Anime Film Review: Princess Mononoke

Princess Mononoke is a film directed by Hayao Miyazaki and released by Studio Ghibli in 1997 in Japan. Miramax Films released an English dubbed version of the film in 1999.

Princess Mononoke
Directed by: Hayao Miyazaki
Written by: Hayao Miyazaki
Starring: Yōji Matsuda, Yuriko Ishida, Yūko Tanaka, Kaoru Kobayashi, Masahiko Nishimura, Tsunehiko Kamijo, Akihiro Miwa, Mitsuko Mori, Hisaya Morishige
Run Time: 134 minutes
Rated: PG-13

The film is set during the late Muromachi period of Japan, and it includes a number of fantastical elements. The story of the film focuses on the struggle between the supernatural guardians of the forest and the humans that try to consume the resources of the forest.

The main character of Princess Mononoke is Ashitaka, the last Emishi prince. The film opens with Ashitaka saving his village when he kills the demon form of Nago, the boar god, when he goes on a rampage and threatens the village.
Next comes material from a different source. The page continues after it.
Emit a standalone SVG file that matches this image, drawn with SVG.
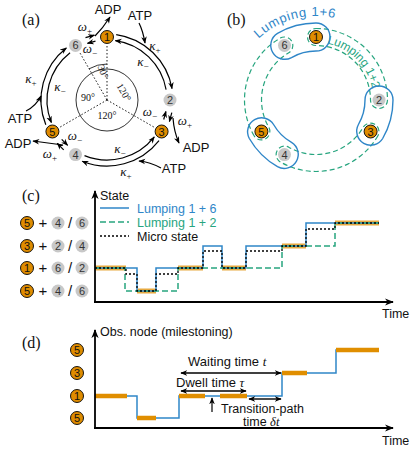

Unfortunately for Ashitaka, he receives a demon mark on his arm during the battle, and is cursed by the pain and hatred of the Boar God. When Nago’s corpse is examined, a ball of iron is discovered; it is believed that the ball of iron is connected to Nago’s curse. Because of the curse, Ashitaka is destined for death, so he decides to leave the village and search for a cure for the curse.

During his travels, Ashitaka arrives in a forest that is inhabited by animal gods and the Forest Spirit. A human settlement called Irontown is nearby, which is a refuge for social outcasts, former brothel workers and lepers. Lady Eboshi hires the citizens to manufacture firearms to defend the settlement against the forest gods; as part of their job, the people in the settlement clear the forest to get more iron ore. The actions of the settlement anger the animal gods, and both groups battle each other. It was during one of these battles that Lady Eboshi, the head of Irontown, shot the iron ball into Nago the Boar God.

The Irontown settlement is attacked by San, a human girl who has been adopted by wolves. Ashitaka intervenes to stop the fighting and takes San back to the forest; however, Ashitaka is injured during this effort. With San’s help, the Forest Spirit heals Ashitaka’s wounds, but not his curse. Ashitaka travels between Irontown and the forest in an attempt to make peace. Lady Eboshi, however, decides to hunt the head of the Forest Spirit. The remainder of the film shows what happens during Lady Eboshi’s attempt to get the Forest Spirit’s head.

Princess Mononoke tells a compelling story, and it focuses on two ideas: the environment and the fact that no one is necessarily either good or evil. What I really appreciate about the storytelling in Princess Mononoke is the fact that Miyazaki was able to tell this story without falling into the trap of “the forest animals and the animal spirits are the ‘good guys,’ and that Lady Eboshi and the citizens of Irontown are the ‘bad guys’.”

The animation in Princess Mononoke is breathtaking, and perfectly conveys the feelings and emotions Miyazaki wants the viewer to experience while watching the film. This was also one of the first Studio Ghibli films to truly begin utilizing computer animation. On the one hand, the computer animation does noticeably stand out from the rest of the animation in the film; however, since the computer animation was generally used for some of the more “fantastical” sequences in the film, the blatant different in animation actually helps to enhance those sequences.

It should be noted that Princess Mononoke carries a PG-13 rating, which is rather unusual for a Studio Ghibli film; however, this rating is very justified. During the film, there are beheadings shown at one point when Ashitaka is having to battle against some humans, and the overall feel of the film is a bit “darker” in comparison to most of the other films produced by Studio Ghibli.

When it comes to the actual DVD release of Princess Mononoke, there wasn’t much in the way of special features. There’s an English language theatrical trailer, and a short featurette about the making of the English dub of the film. The featurette focuses on the voice cast, but it also includes Neil Gaiman, the man who translated the film for the English dub. Overall, this was a decent featurette.

If you’re a fan of Miyazaki or Studio Ghibli, or if you simply like Princess Mononoke, then you really should include this DVD in your home video library if it isn’t already in it.

I wrote this review after watching a copy of Princess Mononoke that my husband purchased for me as a gift.